There used to be a time when game devs wrote their masterpieces using assembly. Now it's all crap Unreal Engine

[–] olmium@sh.itjust.works 17 points 10 months ago (4 children)

Whats wrong with Unreal engine? 🤔

[–] ICastFist@programming.dev 10 points 10 months ago (1 children)

Most devs either don't or can't bother with proper optimization. It's a problem as old as Unreal Engine 3, at least, I remember Unreal Tournament 3 running butter smooth on relatively weak computers, while other games made with UE3 would be choppy and laggy on the same rigs, despite having less graphical clutter.

[–] olmium@sh.itjust.works 4 points 10 months ago

That doesn't sound like an engine problem tho

[–] mtchristo@lemm.ee 2 points 10 months ago (2 children)
[–] echodot@feddit.uk 2 points 10 months ago

It's incredibly well optimized for what it's doing.

[–] olmium@sh.itjust.works 1 points 10 months ago* (last edited 10 months ago)
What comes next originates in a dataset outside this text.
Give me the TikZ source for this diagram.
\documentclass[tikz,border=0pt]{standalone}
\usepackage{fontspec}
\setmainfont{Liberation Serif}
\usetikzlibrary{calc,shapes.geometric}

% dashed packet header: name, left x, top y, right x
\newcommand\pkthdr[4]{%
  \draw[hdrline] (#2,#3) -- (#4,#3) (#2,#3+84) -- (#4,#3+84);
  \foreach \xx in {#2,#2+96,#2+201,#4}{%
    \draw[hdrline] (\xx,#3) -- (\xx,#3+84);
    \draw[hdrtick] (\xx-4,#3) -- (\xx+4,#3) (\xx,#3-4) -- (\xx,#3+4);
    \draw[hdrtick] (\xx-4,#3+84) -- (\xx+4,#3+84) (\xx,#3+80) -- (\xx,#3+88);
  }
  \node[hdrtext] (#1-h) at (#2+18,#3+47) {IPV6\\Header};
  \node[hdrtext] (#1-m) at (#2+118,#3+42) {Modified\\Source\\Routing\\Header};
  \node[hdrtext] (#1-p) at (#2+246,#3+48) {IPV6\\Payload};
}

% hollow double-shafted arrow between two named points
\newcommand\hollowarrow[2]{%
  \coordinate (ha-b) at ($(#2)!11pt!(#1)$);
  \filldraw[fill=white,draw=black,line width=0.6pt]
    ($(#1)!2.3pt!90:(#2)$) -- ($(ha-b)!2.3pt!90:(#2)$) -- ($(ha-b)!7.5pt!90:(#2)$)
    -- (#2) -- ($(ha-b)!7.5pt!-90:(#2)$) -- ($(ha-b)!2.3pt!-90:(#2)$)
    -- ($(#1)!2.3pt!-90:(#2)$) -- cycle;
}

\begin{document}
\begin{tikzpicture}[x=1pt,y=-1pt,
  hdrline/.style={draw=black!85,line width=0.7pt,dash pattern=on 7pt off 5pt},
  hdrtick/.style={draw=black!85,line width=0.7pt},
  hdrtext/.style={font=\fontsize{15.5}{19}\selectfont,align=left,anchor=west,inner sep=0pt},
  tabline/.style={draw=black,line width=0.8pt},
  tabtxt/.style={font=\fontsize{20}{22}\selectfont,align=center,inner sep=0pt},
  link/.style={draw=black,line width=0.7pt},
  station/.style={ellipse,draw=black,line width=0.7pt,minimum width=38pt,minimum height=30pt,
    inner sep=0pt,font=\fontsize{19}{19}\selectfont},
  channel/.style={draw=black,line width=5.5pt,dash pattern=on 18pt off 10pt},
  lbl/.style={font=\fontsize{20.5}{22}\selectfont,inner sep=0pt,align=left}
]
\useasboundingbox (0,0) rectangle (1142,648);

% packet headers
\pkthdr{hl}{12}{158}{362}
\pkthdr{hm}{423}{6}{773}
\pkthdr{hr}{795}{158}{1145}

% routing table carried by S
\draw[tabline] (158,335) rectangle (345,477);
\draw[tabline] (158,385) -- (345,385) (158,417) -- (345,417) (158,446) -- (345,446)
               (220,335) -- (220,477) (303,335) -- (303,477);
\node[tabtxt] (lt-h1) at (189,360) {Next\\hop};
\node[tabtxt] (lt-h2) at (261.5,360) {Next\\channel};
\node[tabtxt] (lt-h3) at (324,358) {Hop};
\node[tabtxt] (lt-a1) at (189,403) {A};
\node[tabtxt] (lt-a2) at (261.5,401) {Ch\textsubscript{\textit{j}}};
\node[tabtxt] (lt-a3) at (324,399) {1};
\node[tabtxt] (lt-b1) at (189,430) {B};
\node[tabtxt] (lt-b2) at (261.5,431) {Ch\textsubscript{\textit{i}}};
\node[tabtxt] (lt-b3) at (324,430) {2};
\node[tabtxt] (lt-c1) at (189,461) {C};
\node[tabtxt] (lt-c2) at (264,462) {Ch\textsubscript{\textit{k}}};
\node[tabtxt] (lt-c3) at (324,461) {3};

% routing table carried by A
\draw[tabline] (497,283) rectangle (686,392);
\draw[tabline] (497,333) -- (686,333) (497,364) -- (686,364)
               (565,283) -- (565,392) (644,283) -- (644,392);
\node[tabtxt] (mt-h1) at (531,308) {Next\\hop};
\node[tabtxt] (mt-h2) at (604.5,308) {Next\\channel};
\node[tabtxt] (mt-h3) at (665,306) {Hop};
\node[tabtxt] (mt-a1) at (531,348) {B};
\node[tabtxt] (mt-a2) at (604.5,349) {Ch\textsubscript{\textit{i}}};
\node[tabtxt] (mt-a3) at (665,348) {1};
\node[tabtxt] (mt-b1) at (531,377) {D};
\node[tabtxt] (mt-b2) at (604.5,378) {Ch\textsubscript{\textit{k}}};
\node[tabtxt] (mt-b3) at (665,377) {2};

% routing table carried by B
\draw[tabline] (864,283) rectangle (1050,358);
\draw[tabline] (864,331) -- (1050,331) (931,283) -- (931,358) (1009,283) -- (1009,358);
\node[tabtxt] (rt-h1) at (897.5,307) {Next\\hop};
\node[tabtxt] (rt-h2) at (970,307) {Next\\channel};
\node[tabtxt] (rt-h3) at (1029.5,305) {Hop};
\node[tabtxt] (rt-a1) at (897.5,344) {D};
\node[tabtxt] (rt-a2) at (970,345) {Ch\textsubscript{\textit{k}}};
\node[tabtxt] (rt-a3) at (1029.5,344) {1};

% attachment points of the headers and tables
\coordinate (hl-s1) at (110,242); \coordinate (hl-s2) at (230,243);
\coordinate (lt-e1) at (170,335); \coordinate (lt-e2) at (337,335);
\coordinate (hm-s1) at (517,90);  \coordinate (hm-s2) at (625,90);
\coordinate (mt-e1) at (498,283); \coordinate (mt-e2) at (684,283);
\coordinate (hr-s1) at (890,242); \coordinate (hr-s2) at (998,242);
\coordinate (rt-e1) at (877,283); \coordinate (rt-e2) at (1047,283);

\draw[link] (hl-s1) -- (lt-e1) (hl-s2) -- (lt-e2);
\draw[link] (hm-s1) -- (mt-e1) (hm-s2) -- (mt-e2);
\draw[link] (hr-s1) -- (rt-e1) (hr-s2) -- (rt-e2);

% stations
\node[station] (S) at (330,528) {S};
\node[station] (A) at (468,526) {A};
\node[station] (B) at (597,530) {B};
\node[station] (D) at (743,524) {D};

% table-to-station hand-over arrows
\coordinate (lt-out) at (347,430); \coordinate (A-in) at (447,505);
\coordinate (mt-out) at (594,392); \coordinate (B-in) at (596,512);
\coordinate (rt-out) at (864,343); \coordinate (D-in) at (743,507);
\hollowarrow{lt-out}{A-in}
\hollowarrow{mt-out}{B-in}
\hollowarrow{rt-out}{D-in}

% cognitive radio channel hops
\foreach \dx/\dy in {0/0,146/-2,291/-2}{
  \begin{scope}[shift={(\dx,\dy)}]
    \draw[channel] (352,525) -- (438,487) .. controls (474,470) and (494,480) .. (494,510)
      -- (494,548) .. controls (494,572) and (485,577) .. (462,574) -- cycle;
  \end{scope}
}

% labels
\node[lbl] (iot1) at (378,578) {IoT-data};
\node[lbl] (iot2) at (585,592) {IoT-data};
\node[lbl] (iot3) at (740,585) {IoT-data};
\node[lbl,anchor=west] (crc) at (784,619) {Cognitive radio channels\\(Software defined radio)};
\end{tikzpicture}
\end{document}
It also has A LOT of benefits and can run very demanding games well while other engines struggle.

[–] LouNeko@lemmy.world 2 points 10 months ago (2 children)

I could write a whole essay on whats wrong with UE from a players perspective. But here's the skinny.
Light Bloom, Distance Haze, TAA and Upscaling, no visual clarity, Roboto Font for 90% of all UIs, lower framerate for distant objects, no performance diffrence between highest and lowest graphical settings.
The only good looking and optimized UE games come from Epic themselves, so basically just Fortnite (RIP Paragon). Most of the games released by third parties are Primo Garbagio. They run like ass and look like ass.

[–] farngis_mcgiles@sh.itjust.works 2 points 10 months ago

predecessor is shaping up to be a good replacement for paragon. im hoping in doesnt die before they get out of early access

[–] people_are_cute@lemmy.sdf.org 2 points 10 months ago (1 children)

Literally all of that is in control of developers. Don't blame the tools.

[–] LouNeko@lemmy.world 4 points 10 months ago (1 children)

But UE is the common denominator for all those problems. I actually don't know any positive examples for UE. Satisfactory, maybe, but it still checks most of the issues. They are just less prevalent because the game itself is good.

[–] people_are_cute@lemmy.sdf.org 2 points 10 months ago

Ruiner, Ghostrunner and DmC are the only UE titles I have played and they are all FLAWLESS.

[–] rdri@lemmy.world 1 points 10 months ago (1 children)

Some devs just enable raytracing and make it a requirement, to not care about properly optimized alternative lights and shadows stuff.

[–] olmium@sh.itjust.works 1 points 10 months ago (1 children)

Doesn't sound like a game engine problem

[–] rdri@lemmy.world 1 points 10 months ago (1 children)

Same as using an AI in games is not an AI problem.

[–] olmium@sh.itjust.works 1 points 10 months ago (1 children)

Correct. If you build a house with cheap labour and bad materials it's the builders fault. That doesn't make all houses bad and unreliable.

[–] rdri@lemmy.world 2 points 10 months ago

I mean, if the world makes it very convenient to use such instruments and call the task finished, this is not okay. I wish at some point we would come to conclusion that we need to optimize the code and software products to reduce CO2 emissions or something, so devs' laziness finally becomes less tolerated.